RECORDED DATA:
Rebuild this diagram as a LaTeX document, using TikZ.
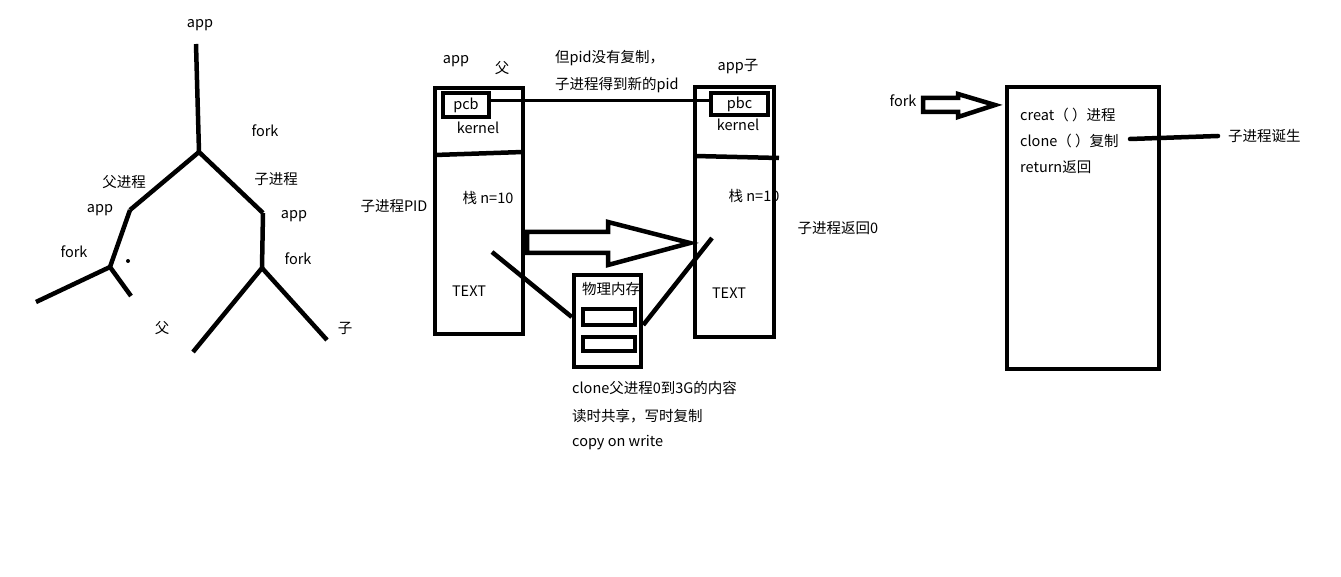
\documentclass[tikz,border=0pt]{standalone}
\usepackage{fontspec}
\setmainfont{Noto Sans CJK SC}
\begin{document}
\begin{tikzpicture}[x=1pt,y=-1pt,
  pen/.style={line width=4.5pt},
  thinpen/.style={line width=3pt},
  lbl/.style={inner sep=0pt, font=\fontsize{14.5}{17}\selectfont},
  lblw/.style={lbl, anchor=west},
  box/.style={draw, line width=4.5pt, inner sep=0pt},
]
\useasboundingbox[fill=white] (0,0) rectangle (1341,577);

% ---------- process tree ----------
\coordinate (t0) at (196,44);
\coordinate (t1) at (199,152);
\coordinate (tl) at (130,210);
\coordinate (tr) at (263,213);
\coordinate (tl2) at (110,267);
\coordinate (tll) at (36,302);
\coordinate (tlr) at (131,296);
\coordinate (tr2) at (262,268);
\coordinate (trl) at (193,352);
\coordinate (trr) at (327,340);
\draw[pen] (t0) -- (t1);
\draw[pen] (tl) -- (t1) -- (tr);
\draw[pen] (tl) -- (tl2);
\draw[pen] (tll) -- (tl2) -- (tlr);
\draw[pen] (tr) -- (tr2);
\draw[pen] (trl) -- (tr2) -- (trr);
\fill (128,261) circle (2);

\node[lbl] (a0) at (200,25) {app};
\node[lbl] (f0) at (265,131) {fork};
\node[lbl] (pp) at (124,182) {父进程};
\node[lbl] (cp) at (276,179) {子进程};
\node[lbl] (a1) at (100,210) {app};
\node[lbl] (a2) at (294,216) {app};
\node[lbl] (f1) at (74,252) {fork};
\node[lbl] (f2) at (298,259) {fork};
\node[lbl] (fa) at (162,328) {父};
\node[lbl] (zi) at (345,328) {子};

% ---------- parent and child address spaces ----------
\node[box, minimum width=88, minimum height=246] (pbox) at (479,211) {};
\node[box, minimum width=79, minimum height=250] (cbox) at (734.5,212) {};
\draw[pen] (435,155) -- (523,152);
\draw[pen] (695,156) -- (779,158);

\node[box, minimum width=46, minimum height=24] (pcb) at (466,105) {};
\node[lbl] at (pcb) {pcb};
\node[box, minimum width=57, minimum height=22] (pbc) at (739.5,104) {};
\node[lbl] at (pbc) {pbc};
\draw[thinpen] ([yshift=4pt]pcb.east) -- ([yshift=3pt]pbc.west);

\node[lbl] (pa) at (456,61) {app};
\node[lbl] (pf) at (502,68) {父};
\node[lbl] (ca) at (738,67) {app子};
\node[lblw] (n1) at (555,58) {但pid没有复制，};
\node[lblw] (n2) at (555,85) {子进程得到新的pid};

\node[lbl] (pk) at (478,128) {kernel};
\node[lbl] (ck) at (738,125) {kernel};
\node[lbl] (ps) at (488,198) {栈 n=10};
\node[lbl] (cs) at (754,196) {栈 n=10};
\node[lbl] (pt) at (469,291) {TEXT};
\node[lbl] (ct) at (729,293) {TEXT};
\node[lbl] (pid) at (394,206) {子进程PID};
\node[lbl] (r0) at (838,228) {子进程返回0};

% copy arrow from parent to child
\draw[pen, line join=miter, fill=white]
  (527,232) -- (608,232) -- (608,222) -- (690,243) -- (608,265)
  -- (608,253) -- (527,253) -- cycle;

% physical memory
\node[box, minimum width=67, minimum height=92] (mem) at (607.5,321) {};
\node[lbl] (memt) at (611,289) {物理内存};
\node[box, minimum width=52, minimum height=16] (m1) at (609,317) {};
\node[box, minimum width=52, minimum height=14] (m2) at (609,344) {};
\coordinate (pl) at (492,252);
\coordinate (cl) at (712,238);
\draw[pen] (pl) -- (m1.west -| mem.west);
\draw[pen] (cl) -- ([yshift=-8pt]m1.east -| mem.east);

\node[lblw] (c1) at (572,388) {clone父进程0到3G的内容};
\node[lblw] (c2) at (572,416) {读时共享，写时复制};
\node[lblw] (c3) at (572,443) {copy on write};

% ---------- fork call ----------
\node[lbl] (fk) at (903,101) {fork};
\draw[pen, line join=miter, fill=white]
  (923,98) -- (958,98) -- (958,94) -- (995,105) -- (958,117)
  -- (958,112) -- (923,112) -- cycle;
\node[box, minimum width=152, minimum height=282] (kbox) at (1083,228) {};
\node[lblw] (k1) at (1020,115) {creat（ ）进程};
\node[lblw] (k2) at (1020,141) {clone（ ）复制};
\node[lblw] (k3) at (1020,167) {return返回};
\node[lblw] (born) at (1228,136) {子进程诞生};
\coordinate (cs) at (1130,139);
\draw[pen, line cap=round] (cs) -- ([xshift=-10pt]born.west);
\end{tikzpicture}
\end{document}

WHAT YOU WILL DO: Without the pictures, repeat the listing above exactly.

COMPLETE OUTPUT:
Rebuild this diagram as a LaTeX document, using TikZ.
\documentclass[tikz,border=0pt]{standalone}
\usepackage{fontspec}
\setmainfont{Noto Sans CJK SC}
\begin{document}
\begin{tikzpicture}[x=1pt,y=-1pt,
  pen/.style={line width=4.5pt},
  thinpen/.style={line width=3pt},
  lbl/.style={inner sep=0pt, font=\fontsize{14.5}{17}\selectfont},
  lblw/.style={lbl, anchor=west},
  box/.style={draw, line width=4.5pt, inner sep=0pt},
]
\useasboundingbox[fill=white] (0,0) rectangle (1341,577);

% ---------- process tree ----------
\coordinate (t0) at (196,44);
\coordinate (t1) at (199,152);
\coordinate (tl) at (130,210);
\coordinate (tr) at (263,213);
\coordinate (tl2) at (110,267);
\coordinate (tll) at (36,302);
\coordinate (tlr) at (131,296);
\coordinate (tr2) at (262,268);
\coordinate (trl) at (193,352);
\coordinate (trr) at (327,340);
\draw[pen] (t0) -- (t1);
\draw[pen] (tl) -- (t1) -- (tr);
\draw[pen] (tl) -- (tl2);
\draw[pen] (tll) -- (tl2) -- (tlr);
\draw[pen] (tr) -- (tr2);
\draw[pen] (trl) -- (tr2) -- (trr);
\fill (128,261) circle (2);

\node[lbl] (a0) at (200,25) {app};
\node[lbl] (f0) at (265,131) {fork};
\node[lbl] (pp) at (124,182) {父进程};
\node[lbl] (cp) at (276,179) {子进程};
\node[lbl] (a1) at (100,210) {app};
\node[lbl] (a2) at (294,216) {app};
\node[lbl] (f1) at (74,252) {fork};
\node[lbl] (f2) at (298,259) {fork};
\node[lbl] (fa) at (162,328) {父};
\node[lbl] (zi) at (345,328) {子};

% ---------- parent and child address spaces ----------
\node[box, minimum width=88, minimum height=246] (pbox) at (479,211) {};
\node[box, minimum width=79, minimum height=250] (cbox) at (734.5,212) {};
\draw[pen] (435,155) -- (523,152);
\draw[pen] (695,156) -- (779,158);

\node[box, minimum width=46, minimum height=24] (pcb) at (466,105) {};
\node[lbl] at (pcb) {pcb};
\node[box, minimum width=57, minimum height=22] (pbc) at (739.5,104) {};
\node[lbl] at (pbc) {pbc};
\draw[thinpen] ([yshift=4pt]pcb.east) -- ([yshift=3pt]pbc.west);

\node[lbl] (pa) at (456,61) {app};
\node[lbl] (pf) at (502,68) {父};
\node[lbl] (ca) at (738,67) {app子};
\node[lblw] (n1) at (555,58) {但pid没有复制，};
\node[lblw] (n2) at (555,85) {子进程得到新的pid};

\node[lbl] (pk) at (478,128) {kernel};
\node[lbl] (ck) at (738,125) {kernel};
\node[lbl] (ps) at (488,198) {栈 n=10};
\node[lbl] (cs) at (754,196) {栈 n=10};
\node[lbl] (pt) at (469,291) {TEXT};
\node[lbl] (ct) at (729,293) {TEXT};
\node[lbl] (pid) at (394,206) {子进程PID};
\node[lbl] (r0) at (838,228) {子进程返回0};

% copy arrow from parent to child
\draw[pen, line join=miter, fill=white]
  (527,232) -- (608,232) -- (608,222) -- (690,243) -- (608,265)
  -- (608,253) -- (527,253) -- cycle;

% physical memory
\node[box, minimum width=67, minimum height=92] (mem) at (607.5,321) {};
\node[lbl] (memt) at (611,289) {物理内存};
\node[box, minimum width=52, minimum height=16] (m1) at (609,317) {};
\node[box, minimum width=52, minimum height=14] (m2) at (609,344) {};
\coordinate (pl) at (492,252);
\coordinate (cl) at (712,238);
\draw[pen] (pl) -- (m1.west -| mem.west);
\draw[pen] (cl) -- ([yshift=-8pt]m1.east -| mem.east);

\node[lblw] (c1) at (572,388) {clone父进程0到3G的内容};
\node[lblw] (c2) at (572,416) {读时共享，写时复制};
\node[lblw] (c3) at (572,443) {copy on write};

% ---------- fork call ----------
\node[lbl] (fk) at (903,101) {fork};
\draw[pen, line join=miter, fill=white]
  (923,98) -- (958,98) -- (958,94) -- (995,105) -- (958,117)
  -- (958,112) -- (923,112) -- cycle;
\node[box, minimum width=152, minimum height=282] (kbox) at (1083,228) {};
\node[lblw] (k1) at (1020,115) {creat（ ）进程};
\node[lblw] (k2) at (1020,141) {clone（ ）复制};
\node[lblw] (k3) at (1020,167) {return返回};
\node[lblw] (born) at (1228,136) {子进程诞生};
\coordinate (cs) at (1130,139);
\draw[pen, line cap=round] (cs) -- ([xshift=-10pt]born.west);
\end{tikzpicture}
\end{document}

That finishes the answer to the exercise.